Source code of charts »
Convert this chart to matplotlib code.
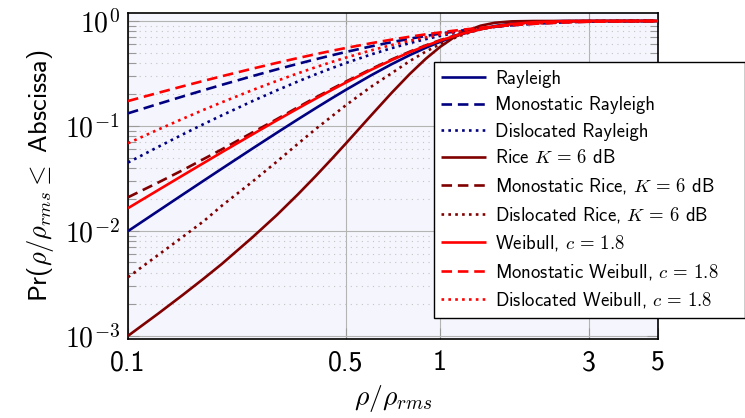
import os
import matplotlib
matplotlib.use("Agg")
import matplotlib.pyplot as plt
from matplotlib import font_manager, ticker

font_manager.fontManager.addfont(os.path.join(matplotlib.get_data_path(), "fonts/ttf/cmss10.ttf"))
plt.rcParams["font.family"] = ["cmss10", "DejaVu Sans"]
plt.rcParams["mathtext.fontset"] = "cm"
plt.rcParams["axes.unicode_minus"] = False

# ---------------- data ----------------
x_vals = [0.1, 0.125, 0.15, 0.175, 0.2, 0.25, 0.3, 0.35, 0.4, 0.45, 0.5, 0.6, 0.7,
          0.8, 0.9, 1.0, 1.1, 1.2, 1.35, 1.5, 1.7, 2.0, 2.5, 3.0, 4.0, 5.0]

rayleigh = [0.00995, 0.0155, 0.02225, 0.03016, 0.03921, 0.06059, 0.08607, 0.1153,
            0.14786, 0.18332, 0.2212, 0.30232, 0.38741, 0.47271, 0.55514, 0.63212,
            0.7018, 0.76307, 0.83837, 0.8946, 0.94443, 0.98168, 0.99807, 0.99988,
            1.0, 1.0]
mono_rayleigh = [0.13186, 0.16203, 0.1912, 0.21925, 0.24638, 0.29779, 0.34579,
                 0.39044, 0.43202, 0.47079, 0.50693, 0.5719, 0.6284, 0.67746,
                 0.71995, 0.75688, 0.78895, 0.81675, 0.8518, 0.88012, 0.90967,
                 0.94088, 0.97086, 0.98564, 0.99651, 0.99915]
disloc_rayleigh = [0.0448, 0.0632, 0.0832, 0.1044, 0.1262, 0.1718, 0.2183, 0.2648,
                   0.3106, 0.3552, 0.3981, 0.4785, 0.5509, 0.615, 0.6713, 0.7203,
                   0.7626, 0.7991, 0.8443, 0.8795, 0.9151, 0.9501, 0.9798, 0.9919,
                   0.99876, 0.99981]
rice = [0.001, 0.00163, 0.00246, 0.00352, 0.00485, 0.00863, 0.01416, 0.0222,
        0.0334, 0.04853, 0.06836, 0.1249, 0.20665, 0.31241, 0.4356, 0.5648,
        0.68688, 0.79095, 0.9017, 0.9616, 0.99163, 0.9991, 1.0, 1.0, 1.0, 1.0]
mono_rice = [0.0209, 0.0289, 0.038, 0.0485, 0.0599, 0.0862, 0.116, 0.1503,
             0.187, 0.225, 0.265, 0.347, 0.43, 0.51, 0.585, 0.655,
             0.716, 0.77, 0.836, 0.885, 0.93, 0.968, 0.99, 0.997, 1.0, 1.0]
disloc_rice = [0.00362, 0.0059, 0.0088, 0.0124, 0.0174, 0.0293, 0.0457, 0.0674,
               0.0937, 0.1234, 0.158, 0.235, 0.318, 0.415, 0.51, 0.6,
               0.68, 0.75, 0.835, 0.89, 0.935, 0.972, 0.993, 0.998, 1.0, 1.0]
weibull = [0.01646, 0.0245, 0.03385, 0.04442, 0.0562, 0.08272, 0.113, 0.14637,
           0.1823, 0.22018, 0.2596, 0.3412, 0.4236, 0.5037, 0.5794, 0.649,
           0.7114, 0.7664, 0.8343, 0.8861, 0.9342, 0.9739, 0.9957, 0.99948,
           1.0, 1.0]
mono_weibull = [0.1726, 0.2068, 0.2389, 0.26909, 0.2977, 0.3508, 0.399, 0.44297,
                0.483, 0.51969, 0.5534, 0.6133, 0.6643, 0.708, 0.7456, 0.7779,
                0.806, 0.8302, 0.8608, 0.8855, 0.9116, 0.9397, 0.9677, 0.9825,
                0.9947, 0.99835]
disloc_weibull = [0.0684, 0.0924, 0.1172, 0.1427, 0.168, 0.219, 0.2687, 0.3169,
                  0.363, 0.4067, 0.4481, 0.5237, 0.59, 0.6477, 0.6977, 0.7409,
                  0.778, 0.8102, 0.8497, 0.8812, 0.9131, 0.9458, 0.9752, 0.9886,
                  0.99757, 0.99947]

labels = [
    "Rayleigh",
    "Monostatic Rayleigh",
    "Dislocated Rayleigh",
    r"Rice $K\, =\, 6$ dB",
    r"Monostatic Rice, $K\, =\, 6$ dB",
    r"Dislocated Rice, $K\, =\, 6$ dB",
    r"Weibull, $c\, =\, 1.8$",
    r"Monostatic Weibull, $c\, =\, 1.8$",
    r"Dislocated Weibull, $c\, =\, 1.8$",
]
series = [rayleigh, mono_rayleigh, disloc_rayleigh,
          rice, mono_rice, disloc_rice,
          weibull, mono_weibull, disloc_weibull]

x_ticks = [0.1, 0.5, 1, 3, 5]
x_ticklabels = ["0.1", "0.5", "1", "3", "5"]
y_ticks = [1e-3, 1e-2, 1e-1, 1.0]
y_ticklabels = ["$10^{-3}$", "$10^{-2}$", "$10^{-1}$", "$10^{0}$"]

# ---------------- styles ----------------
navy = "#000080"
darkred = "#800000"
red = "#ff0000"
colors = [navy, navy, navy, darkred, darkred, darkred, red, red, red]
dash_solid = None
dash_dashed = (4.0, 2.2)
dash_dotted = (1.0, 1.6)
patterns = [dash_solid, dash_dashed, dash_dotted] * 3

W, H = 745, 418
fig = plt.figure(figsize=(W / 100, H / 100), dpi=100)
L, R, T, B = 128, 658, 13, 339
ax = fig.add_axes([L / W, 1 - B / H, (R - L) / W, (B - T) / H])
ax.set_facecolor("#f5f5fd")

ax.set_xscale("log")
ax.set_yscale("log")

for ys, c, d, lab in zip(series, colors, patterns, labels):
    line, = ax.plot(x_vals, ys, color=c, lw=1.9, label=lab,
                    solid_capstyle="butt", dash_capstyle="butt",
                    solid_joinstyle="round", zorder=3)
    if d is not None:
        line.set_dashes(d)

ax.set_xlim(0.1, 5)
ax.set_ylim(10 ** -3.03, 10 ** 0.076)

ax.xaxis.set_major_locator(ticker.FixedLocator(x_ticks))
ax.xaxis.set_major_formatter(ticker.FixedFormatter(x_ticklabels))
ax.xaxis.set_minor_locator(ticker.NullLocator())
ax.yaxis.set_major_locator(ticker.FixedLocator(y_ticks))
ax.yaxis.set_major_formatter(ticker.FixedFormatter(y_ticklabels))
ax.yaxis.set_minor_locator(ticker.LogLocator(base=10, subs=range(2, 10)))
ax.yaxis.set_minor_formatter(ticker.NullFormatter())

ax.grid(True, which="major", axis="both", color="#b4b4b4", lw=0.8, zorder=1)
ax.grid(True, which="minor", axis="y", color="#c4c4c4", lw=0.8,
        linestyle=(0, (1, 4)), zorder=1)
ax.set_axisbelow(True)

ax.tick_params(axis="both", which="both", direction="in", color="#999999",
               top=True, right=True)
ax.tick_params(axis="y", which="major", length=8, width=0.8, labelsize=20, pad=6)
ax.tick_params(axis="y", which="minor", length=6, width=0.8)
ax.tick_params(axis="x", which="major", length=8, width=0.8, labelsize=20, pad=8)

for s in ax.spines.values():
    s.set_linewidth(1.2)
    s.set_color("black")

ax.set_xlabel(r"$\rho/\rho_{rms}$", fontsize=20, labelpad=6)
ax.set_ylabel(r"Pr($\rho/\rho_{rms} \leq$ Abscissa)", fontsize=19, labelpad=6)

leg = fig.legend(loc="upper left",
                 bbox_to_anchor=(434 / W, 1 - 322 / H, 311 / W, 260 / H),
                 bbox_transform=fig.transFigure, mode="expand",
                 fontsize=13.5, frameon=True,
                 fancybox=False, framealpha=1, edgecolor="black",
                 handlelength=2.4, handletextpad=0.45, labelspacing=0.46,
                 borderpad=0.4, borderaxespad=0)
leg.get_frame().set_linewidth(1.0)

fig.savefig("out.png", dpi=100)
==
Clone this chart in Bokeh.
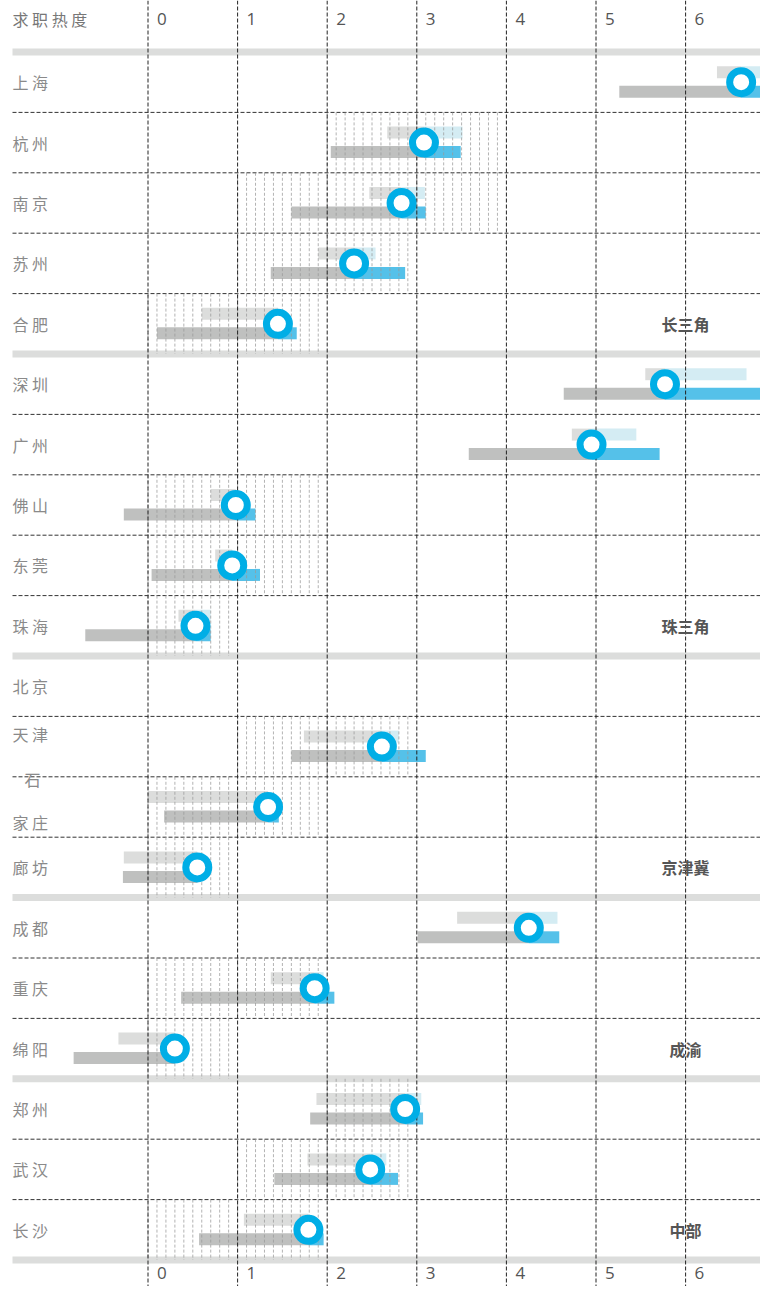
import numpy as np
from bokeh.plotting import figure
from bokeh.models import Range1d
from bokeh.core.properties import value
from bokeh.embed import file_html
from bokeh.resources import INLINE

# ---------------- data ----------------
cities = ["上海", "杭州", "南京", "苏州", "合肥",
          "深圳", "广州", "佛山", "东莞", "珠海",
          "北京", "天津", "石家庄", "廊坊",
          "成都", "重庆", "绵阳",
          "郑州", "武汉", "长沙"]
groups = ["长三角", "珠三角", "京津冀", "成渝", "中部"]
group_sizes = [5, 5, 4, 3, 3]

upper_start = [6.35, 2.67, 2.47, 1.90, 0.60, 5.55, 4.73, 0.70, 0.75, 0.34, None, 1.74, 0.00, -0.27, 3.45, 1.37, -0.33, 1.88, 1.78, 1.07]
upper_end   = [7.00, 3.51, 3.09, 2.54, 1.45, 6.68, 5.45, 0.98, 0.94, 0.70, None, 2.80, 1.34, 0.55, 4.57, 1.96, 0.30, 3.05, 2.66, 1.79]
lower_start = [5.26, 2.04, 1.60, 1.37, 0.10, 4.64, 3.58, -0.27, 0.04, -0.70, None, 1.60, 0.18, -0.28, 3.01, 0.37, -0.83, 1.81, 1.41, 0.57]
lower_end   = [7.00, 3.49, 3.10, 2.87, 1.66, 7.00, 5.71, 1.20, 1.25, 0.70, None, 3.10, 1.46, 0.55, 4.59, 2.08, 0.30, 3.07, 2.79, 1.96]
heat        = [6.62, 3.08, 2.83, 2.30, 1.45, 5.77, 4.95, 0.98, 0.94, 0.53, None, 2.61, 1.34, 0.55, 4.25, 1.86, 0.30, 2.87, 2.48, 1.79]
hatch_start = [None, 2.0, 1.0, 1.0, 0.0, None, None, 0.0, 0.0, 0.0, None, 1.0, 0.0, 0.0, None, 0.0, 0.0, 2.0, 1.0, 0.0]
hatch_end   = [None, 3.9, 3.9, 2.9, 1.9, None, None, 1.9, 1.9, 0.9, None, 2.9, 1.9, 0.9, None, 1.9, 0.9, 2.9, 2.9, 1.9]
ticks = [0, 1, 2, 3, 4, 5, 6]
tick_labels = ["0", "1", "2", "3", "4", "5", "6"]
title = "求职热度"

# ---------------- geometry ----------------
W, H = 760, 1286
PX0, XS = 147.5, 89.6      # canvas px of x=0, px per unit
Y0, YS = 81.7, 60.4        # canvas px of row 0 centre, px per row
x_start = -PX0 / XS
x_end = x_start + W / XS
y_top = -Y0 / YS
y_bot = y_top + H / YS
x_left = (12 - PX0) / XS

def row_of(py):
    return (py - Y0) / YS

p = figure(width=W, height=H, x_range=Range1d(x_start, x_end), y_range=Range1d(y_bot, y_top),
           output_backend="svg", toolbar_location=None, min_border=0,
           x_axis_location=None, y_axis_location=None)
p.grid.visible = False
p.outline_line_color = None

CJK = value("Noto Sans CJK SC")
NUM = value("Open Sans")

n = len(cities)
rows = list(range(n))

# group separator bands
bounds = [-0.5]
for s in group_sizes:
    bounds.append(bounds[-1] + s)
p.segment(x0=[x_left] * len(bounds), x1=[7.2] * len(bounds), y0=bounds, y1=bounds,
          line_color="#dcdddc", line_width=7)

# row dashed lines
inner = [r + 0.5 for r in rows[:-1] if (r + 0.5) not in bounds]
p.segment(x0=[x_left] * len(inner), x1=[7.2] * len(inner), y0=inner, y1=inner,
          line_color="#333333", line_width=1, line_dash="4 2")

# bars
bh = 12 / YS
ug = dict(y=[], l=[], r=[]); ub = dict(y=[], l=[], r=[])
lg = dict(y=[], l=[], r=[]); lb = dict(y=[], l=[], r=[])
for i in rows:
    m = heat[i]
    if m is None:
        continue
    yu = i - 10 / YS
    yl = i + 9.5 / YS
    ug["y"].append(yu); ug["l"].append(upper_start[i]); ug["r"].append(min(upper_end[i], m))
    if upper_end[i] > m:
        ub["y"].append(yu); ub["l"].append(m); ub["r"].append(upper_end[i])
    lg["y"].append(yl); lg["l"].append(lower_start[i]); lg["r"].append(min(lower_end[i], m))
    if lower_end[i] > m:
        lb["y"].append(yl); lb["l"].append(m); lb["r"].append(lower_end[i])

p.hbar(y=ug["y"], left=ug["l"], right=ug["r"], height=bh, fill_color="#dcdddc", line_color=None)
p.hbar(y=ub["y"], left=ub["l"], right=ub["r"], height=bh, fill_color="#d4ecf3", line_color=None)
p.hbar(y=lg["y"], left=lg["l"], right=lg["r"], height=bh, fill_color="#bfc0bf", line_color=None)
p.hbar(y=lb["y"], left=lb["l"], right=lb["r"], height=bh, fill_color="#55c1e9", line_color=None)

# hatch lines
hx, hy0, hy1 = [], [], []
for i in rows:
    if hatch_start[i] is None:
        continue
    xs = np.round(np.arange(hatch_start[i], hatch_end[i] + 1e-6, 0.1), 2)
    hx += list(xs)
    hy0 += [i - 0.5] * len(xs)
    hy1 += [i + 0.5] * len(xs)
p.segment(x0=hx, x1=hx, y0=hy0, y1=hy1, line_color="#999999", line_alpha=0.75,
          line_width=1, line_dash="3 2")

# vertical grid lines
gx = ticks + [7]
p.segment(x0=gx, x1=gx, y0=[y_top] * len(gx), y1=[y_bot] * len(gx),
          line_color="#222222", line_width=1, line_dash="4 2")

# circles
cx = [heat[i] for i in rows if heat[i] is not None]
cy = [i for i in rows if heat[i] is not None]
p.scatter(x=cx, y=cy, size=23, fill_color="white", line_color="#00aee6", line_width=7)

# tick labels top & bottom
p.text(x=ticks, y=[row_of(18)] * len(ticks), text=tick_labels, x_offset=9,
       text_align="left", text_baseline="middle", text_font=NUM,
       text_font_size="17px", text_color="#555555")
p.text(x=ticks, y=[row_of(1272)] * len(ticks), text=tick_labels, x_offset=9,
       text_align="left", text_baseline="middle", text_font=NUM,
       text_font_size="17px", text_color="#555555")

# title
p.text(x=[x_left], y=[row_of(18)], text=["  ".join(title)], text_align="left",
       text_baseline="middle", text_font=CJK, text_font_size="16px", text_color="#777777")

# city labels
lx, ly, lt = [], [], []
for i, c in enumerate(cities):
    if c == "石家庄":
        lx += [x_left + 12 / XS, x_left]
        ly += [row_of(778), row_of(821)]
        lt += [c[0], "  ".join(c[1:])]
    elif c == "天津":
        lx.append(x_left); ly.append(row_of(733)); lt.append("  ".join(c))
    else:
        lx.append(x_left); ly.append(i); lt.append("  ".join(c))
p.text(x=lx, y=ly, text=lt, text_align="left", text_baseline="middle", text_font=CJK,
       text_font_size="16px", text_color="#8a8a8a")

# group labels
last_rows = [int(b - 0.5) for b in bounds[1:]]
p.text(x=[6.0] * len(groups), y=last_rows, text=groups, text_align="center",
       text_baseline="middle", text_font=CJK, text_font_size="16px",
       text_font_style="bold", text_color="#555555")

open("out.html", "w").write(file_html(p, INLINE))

SET PROBLEM » Go up to the line with "Convert this chart to matplotlib code." and retype exactly from there through the line with "3.0, 4.0, 5.0]". Leave out pictures.

RIGHT ANSWER »
Convert this chart to matplotlib code.
import os
import matplotlib
matplotlib.use("Agg")
import matplotlib.pyplot as plt
from matplotlib import font_manager, ticker

font_manager.fontManager.addfont(os.path.join(matplotlib.get_data_path(), "fonts/ttf/cmss10.ttf"))
plt.rcParams["font.family"] = ["cmss10", "DejaVu Sans"]
plt.rcParams["mathtext.fontset"] = "cm"
plt.rcParams["axes.unicode_minus"] = False

# ---------------- data ----------------
x_vals = [0.1, 0.125, 0.15, 0.175, 0.2, 0.25, 0.3, 0.35, 0.4, 0.45, 0.5, 0.6, 0.7,
          0.8, 0.9, 1.0, 1.1, 1.2, 1.35, 1.5, 1.7, 2.0, 2.5, 3.0, 4.0, 5.0]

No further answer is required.